# Provided data
>> BEGIN
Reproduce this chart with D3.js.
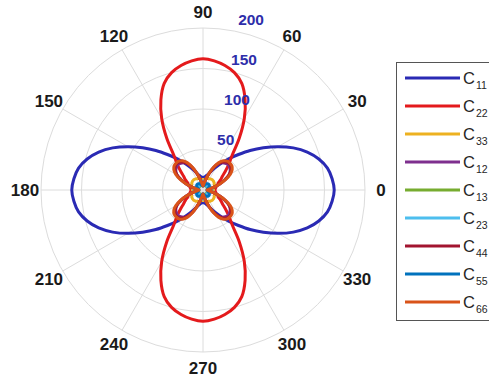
>> END
>> BEGIN
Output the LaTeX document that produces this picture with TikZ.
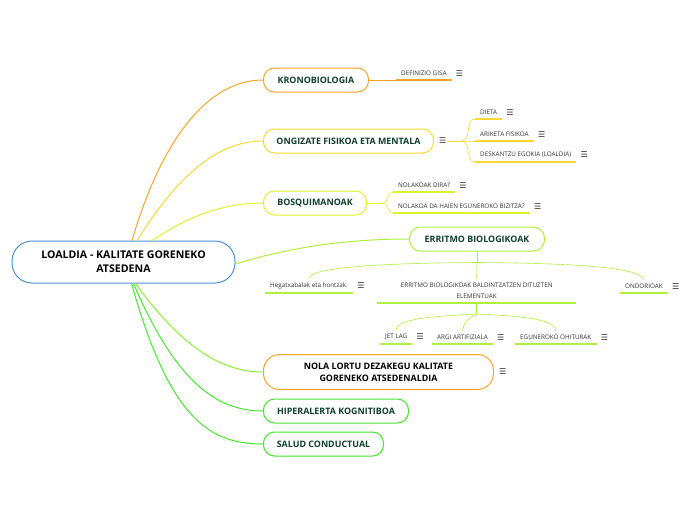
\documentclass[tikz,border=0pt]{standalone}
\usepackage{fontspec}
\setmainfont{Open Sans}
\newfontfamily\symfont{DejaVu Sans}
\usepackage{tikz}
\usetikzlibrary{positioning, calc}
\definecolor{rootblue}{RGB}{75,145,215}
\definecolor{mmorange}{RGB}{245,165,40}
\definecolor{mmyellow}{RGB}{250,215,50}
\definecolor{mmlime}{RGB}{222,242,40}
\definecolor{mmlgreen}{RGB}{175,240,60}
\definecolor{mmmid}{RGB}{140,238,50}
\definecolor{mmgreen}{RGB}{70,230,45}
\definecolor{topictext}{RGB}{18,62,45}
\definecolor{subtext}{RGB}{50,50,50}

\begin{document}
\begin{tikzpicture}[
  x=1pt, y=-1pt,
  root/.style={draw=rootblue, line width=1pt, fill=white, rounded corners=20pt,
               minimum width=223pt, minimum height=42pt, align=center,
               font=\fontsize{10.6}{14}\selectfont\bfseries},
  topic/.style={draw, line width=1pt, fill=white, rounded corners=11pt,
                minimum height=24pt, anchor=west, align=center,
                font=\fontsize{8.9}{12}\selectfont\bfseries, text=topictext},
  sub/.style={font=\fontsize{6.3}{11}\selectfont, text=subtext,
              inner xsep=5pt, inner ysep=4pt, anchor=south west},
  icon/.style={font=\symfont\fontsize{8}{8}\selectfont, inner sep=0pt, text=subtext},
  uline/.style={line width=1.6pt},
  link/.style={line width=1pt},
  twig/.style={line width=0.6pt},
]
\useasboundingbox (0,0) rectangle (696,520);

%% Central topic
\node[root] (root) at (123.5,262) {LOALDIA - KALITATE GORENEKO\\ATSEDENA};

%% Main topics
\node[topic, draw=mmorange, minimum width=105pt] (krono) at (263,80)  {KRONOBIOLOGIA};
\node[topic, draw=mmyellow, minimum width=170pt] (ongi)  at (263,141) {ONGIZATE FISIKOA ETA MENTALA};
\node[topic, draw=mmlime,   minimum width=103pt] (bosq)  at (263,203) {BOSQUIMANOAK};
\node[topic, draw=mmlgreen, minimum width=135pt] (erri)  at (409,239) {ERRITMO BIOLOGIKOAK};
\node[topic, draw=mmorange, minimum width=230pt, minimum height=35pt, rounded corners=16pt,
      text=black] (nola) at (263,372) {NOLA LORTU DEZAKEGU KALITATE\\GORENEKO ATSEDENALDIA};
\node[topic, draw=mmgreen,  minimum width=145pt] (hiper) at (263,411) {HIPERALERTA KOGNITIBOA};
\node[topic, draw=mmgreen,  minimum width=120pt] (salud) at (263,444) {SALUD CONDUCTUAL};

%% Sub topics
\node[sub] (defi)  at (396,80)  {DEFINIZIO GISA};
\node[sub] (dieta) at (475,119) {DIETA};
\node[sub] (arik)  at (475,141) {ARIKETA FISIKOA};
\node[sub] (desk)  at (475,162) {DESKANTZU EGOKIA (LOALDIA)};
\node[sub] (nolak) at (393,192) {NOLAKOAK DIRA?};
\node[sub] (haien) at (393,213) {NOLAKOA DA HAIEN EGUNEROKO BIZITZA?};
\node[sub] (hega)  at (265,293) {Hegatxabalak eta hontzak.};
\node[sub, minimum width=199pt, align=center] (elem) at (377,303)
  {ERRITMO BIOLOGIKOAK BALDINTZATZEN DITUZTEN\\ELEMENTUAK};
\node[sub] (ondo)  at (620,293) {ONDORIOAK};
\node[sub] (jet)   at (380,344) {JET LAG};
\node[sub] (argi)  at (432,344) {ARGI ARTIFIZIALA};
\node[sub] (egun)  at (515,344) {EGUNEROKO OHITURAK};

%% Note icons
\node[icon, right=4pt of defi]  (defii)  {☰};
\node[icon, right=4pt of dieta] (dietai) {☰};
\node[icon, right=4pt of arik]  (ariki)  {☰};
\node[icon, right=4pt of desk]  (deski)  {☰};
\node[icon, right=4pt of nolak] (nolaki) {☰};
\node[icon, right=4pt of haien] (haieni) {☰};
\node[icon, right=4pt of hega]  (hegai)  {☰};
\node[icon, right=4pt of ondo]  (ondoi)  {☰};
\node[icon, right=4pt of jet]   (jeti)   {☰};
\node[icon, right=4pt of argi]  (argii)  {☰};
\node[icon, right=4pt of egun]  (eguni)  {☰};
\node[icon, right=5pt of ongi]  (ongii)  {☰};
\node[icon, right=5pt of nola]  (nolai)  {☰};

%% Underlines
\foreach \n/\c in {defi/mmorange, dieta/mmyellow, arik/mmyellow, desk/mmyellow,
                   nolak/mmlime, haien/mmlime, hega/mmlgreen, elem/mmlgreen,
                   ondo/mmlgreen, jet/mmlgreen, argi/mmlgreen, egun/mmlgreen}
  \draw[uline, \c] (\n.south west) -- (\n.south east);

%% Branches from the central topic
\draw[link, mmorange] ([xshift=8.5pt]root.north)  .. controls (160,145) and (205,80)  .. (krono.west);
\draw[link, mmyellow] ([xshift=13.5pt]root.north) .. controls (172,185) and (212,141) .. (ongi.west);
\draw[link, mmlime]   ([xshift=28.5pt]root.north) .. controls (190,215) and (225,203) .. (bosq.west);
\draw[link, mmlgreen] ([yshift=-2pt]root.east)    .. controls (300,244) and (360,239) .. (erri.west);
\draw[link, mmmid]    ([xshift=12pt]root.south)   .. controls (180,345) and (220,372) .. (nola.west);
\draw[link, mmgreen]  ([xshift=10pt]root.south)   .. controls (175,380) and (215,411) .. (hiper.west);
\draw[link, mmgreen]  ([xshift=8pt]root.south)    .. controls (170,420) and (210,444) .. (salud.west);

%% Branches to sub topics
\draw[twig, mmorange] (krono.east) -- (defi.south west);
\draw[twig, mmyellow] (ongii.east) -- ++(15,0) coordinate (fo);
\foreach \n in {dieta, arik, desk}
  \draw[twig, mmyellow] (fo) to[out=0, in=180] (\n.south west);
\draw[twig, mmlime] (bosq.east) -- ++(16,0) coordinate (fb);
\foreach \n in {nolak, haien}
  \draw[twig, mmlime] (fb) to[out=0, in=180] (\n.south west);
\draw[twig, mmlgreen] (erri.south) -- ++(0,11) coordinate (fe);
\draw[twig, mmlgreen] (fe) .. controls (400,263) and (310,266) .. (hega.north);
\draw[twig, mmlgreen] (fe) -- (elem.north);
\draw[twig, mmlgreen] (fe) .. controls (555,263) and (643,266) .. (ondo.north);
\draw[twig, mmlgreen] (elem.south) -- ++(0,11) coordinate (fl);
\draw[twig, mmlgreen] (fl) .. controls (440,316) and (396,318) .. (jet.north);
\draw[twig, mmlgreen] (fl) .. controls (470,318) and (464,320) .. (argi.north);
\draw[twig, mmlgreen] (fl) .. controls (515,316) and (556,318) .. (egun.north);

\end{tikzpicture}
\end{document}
>> END
>> BEGIN
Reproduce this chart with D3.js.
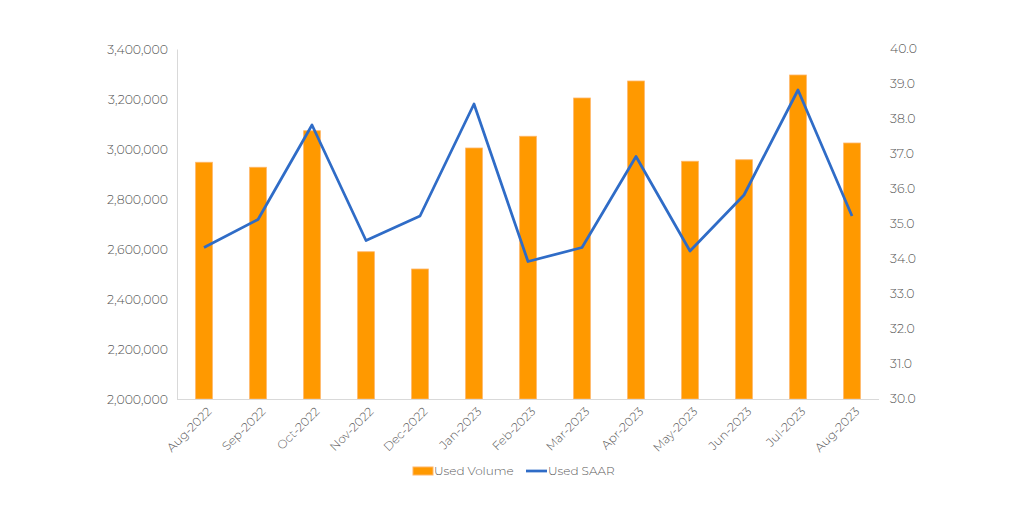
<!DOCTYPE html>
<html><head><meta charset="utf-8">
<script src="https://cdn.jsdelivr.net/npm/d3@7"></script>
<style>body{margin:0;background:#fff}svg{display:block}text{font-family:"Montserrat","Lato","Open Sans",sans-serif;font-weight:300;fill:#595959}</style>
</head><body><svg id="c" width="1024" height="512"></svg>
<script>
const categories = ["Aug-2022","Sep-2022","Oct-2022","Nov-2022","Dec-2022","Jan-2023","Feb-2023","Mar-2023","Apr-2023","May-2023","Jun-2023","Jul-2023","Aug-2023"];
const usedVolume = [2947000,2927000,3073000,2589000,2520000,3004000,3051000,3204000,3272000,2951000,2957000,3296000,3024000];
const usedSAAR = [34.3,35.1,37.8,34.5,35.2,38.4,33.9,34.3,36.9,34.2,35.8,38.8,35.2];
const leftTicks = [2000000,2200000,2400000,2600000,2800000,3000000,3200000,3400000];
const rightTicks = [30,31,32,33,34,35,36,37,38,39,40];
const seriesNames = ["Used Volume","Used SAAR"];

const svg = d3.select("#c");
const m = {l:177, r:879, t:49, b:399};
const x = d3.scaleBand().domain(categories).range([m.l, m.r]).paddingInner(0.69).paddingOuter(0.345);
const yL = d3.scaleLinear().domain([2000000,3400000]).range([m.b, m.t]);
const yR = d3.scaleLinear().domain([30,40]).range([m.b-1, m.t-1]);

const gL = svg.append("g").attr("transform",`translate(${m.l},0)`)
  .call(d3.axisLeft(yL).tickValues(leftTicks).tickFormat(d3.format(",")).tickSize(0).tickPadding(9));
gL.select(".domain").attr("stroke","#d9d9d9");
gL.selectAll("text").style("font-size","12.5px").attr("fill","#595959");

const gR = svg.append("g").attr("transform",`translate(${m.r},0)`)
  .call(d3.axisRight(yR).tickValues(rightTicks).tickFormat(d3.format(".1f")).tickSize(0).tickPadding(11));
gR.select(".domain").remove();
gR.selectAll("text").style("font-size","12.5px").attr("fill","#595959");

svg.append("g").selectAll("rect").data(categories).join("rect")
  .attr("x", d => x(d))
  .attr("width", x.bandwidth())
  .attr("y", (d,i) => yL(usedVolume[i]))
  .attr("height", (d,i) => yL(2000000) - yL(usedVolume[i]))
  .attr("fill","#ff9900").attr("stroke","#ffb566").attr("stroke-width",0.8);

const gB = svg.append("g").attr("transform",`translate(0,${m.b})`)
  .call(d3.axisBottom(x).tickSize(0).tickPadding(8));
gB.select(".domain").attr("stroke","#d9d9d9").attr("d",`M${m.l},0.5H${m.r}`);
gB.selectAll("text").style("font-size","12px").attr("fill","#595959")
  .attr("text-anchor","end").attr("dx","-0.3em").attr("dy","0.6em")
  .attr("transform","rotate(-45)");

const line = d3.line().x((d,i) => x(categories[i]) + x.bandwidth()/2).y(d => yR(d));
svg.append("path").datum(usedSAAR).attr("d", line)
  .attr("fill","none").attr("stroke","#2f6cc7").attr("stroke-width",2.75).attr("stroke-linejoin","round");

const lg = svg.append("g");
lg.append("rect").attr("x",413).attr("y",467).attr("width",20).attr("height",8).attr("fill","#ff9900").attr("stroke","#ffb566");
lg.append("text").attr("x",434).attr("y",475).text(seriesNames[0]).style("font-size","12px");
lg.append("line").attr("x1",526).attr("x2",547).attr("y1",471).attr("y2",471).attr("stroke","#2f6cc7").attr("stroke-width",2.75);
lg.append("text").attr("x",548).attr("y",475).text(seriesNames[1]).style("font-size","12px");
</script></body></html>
>> END
# Instructions to follow
Copy word for word every line from the one with "Output the LaTeX" through the one with "(root) at (123.5,262)", including both. No pictures belong in the copy.

# Task solution
Output the LaTeX document that produces this picture with TikZ.
\documentclass[tikz,border=0pt]{standalone}
\usepackage{fontspec}
\setmainfont{Open Sans}
\newfontfamily\symfont{DejaVu Sans}
\usepackage{tikz}
\usetikzlibrary{positioning, calc}
\definecolor{rootblue}{RGB}{75,145,215}
\definecolor{mmorange}{RGB}{245,165,40}
\definecolor{mmyellow}{RGB}{250,215,50}
\definecolor{mmlime}{RGB}{222,242,40}
\definecolor{mmlgreen}{RGB}{175,240,60}
\definecolor{mmmid}{RGB}{140,238,50}
\definecolor{mmgreen}{RGB}{70,230,45}
\definecolor{topictext}{RGB}{18,62,45}
\definecolor{subtext}{RGB}{50,50,50}

\begin{document}
\begin{tikzpicture}[
  x=1pt, y=-1pt,
  root/.style={draw=rootblue, line width=1pt, fill=white, rounded corners=20pt,
               minimum width=223pt, minimum height=42pt, align=center,
               font=\fontsize{10.6}{14}\selectfont\bfseries},
  topic/.style={draw, line width=1pt, fill=white, rounded corners=11pt,
                minimum height=24pt, anchor=west, align=center,
                font=\fontsize{8.9}{12}\selectfont\bfseries, text=topictext},
  sub/.style={font=\fontsize{6.3}{11}\selectfont, text=subtext,
              inner xsep=5pt, inner ysep=4pt, anchor=south west},
  icon/.style={font=\symfont\fontsize{8}{8}\selectfont, inner sep=0pt, text=subtext},
  uline/.style={line width=1.6pt},
  link/.style={line width=1pt},
  twig/.style={line width=0.6pt},
]
\useasboundingbox (0,0) rectangle (696,520);

%% Central topic
\node[root] (root) at (123.5,262) {LOALDIA - KALITATE GORENEKO\\ATSEDENA};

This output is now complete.